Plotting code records

┏━━

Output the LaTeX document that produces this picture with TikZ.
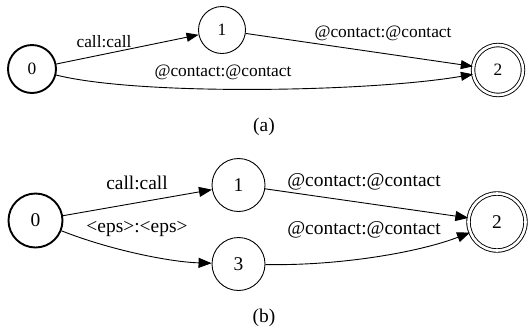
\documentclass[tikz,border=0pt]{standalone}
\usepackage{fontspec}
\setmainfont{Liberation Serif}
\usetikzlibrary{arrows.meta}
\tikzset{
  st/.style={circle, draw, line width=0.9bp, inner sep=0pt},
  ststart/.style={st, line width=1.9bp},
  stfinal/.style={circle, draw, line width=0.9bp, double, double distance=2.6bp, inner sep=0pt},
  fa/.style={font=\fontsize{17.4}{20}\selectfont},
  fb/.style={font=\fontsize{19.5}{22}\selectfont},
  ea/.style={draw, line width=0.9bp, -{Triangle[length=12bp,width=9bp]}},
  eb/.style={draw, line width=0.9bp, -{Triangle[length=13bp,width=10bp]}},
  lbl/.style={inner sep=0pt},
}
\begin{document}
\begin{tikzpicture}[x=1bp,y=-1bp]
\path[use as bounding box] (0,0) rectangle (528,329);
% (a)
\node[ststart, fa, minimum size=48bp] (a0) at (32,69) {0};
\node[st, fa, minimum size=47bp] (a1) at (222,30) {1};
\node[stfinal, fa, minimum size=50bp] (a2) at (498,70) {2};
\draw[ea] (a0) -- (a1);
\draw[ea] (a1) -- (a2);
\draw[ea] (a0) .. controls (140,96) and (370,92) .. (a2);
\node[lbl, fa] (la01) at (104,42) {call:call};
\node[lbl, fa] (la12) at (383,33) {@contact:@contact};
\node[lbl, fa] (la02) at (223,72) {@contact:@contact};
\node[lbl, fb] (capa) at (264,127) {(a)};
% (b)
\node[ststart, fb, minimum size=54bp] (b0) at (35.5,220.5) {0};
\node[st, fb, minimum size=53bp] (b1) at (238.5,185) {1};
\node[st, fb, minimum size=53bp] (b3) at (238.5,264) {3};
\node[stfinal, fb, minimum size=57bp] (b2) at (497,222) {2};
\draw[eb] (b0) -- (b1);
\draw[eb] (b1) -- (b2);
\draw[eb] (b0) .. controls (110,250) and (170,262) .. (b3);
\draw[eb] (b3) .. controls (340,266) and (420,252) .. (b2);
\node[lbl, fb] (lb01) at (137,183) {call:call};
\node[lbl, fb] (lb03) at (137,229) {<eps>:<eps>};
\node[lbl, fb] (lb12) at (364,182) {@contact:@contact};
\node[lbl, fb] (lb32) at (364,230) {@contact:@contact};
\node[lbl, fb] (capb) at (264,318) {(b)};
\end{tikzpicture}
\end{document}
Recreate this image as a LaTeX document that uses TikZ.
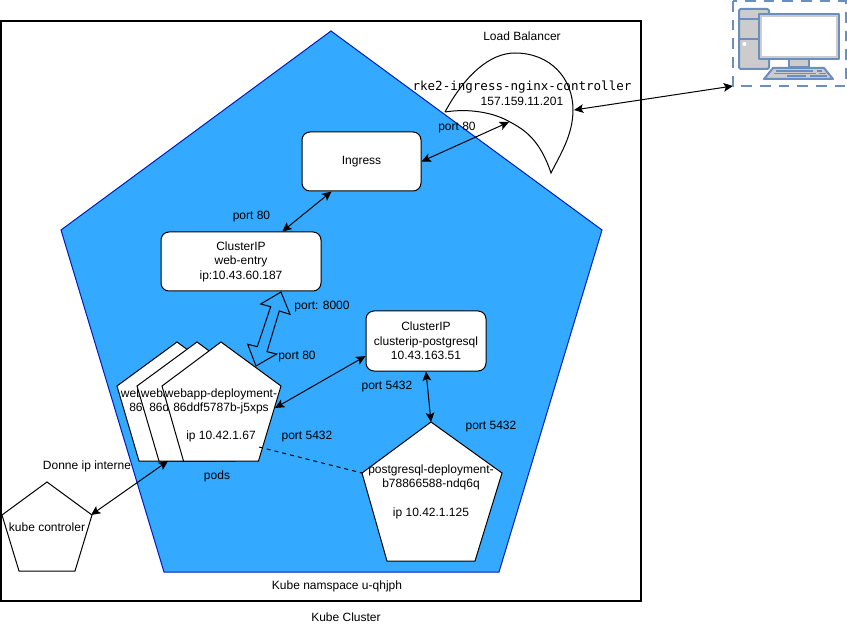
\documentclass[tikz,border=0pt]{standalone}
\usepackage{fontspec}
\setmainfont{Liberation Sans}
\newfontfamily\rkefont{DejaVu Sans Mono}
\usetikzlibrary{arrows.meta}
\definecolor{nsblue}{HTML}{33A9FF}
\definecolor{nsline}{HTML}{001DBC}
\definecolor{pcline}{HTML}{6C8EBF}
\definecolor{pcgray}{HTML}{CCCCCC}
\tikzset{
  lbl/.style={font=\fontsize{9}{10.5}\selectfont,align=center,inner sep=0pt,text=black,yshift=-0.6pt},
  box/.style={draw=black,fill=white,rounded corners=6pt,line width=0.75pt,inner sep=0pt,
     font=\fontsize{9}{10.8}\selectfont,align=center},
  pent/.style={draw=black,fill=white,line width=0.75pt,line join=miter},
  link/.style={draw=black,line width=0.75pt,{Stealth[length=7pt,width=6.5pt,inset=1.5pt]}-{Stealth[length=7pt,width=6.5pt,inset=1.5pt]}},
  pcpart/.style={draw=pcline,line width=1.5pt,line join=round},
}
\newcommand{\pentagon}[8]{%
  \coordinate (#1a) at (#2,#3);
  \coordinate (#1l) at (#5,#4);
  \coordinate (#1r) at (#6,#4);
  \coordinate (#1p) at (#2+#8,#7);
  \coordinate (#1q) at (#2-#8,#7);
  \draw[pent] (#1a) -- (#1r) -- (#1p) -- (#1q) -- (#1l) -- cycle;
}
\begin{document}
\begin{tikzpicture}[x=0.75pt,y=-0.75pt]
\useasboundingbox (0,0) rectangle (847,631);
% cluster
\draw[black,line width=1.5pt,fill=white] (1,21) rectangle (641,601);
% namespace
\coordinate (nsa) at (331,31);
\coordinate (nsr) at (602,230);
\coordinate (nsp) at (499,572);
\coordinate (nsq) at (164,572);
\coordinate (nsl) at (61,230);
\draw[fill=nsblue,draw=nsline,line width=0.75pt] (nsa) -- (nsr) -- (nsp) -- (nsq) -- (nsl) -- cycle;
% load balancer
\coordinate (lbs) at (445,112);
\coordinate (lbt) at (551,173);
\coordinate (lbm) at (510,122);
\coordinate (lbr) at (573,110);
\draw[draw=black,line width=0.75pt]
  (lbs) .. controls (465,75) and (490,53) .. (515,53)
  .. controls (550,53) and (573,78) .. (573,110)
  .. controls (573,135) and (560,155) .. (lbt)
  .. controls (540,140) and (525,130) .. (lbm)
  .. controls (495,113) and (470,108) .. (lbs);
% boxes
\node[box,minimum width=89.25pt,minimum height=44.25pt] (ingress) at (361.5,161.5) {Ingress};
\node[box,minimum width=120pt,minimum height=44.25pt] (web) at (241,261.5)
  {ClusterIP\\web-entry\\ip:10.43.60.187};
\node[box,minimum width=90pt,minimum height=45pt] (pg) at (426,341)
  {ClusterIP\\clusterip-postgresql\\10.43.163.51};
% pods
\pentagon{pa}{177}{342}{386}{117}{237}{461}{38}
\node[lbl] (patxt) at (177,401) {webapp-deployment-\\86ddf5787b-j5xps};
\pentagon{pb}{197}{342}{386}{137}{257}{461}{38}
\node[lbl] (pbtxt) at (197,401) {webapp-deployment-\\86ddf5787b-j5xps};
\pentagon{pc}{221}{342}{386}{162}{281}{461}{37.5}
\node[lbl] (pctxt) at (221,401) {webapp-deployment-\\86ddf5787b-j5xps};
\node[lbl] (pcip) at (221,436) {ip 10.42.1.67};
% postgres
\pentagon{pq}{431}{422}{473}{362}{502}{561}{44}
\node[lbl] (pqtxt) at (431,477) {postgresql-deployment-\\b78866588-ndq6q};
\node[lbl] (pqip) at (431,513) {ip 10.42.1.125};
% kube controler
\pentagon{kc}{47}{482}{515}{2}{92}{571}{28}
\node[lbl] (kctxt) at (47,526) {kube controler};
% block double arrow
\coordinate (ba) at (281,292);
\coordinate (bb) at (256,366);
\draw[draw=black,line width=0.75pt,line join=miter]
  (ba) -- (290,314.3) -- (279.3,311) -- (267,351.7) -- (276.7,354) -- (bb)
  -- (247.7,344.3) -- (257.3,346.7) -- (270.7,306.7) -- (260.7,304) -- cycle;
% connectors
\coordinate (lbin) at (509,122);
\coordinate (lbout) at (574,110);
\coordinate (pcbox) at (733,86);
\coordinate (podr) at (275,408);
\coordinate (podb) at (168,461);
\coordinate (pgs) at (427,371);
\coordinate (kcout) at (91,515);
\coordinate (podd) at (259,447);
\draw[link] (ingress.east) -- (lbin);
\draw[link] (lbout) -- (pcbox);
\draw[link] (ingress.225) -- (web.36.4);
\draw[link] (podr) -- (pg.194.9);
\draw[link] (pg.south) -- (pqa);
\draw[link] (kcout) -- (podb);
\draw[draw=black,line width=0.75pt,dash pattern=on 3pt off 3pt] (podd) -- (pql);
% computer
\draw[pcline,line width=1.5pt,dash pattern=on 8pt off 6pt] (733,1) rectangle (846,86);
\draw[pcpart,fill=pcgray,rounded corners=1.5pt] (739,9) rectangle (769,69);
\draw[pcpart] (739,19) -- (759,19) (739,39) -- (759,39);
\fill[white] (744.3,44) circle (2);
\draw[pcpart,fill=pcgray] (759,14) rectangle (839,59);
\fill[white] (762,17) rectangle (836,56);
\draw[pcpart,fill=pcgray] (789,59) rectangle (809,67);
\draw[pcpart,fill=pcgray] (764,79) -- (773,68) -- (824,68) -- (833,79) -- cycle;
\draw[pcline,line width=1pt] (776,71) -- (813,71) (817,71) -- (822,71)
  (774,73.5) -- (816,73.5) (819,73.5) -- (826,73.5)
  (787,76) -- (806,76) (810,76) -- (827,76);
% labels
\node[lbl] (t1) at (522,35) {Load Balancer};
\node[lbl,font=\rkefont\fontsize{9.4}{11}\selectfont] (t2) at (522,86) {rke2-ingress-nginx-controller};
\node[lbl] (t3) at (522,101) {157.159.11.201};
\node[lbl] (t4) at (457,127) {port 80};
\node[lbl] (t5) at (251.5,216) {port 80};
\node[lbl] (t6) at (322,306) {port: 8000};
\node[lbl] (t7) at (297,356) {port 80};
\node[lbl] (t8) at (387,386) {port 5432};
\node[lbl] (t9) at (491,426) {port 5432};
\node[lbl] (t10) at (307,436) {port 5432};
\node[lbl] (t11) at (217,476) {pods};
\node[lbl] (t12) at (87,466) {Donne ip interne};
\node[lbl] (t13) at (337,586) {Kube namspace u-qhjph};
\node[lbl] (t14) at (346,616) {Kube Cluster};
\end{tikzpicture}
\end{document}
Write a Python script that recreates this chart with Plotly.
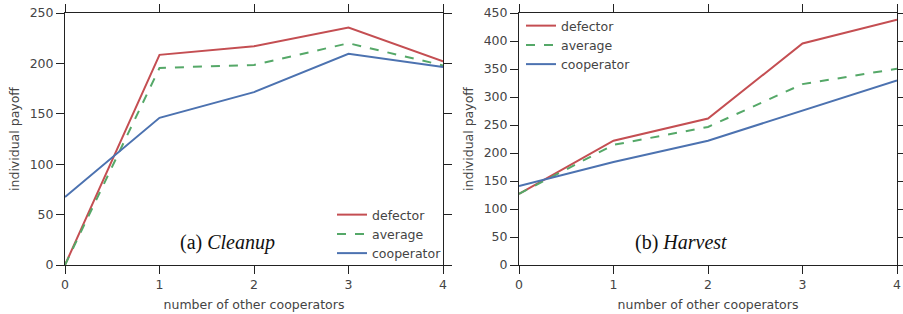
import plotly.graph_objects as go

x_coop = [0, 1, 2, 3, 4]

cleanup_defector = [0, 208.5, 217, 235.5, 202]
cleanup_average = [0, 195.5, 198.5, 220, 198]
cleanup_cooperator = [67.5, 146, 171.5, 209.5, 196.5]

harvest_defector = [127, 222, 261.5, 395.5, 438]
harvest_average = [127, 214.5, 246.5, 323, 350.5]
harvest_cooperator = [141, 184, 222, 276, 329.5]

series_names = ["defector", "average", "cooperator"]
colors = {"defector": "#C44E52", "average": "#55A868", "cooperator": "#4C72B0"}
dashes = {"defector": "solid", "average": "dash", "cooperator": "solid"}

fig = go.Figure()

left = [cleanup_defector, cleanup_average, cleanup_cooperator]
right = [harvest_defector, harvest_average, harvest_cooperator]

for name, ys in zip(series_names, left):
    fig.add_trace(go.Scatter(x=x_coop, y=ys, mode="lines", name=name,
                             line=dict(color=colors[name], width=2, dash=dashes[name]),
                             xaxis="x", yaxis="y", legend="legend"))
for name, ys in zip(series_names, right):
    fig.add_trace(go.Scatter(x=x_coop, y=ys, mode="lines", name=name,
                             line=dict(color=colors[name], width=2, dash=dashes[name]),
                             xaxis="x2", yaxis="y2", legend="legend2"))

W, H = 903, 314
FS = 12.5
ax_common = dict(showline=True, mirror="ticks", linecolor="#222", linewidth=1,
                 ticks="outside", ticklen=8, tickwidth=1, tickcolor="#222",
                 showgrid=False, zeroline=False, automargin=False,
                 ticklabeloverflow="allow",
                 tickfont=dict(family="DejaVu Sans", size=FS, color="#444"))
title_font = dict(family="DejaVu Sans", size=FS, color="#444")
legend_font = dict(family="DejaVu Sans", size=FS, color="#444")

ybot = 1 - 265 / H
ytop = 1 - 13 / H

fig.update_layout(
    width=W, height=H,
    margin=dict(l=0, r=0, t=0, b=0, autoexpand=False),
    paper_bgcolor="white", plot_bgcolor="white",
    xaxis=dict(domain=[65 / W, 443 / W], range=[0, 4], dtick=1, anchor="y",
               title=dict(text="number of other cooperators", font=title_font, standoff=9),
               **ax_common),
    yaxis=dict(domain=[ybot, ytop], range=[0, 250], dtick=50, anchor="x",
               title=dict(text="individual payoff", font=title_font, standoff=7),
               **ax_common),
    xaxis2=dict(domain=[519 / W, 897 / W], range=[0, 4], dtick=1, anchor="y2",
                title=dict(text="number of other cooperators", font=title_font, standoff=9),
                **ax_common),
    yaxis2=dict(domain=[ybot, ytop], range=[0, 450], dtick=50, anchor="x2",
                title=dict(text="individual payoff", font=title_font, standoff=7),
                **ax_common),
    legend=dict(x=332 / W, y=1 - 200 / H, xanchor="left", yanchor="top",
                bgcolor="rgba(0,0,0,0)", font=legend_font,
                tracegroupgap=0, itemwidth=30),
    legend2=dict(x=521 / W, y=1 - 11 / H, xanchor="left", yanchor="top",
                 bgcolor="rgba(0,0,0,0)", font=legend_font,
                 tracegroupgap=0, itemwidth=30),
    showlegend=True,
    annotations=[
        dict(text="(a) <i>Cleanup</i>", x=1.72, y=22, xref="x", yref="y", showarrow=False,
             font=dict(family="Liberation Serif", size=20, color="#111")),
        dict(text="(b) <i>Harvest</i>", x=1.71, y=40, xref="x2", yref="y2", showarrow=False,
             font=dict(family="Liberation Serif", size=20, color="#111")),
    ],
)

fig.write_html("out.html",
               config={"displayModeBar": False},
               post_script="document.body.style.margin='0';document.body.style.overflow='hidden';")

┗━━

▸ **WHAT YOU NEED TO DO**:
Your first line is the one with "Write a Python", and your last is the one with "harvest_cooperator = [141, 184, 222, 276, 329.5]". Copy those and every line between them exactly, without any pictures.

▸ **WRITTEN REPLY**:
Write a Python script that recreates this chart with Plotly.
import plotly.graph_objects as go

x_coop = [0, 1, 2, 3, 4]

cleanup_defector = [0, 208.5, 217, 235.5, 202]
cleanup_average = [0, 195.5, 198.5, 220, 198]
cleanup_cooperator = [67.5, 146, 171.5, 209.5, 196.5]

harvest_defector = [127, 222, 261.5, 395.5, 438]
harvest_average = [127, 214.5, 246.5, 323, 350.5]
harvest_cooperator = [141, 184, 222, 276, 329.5]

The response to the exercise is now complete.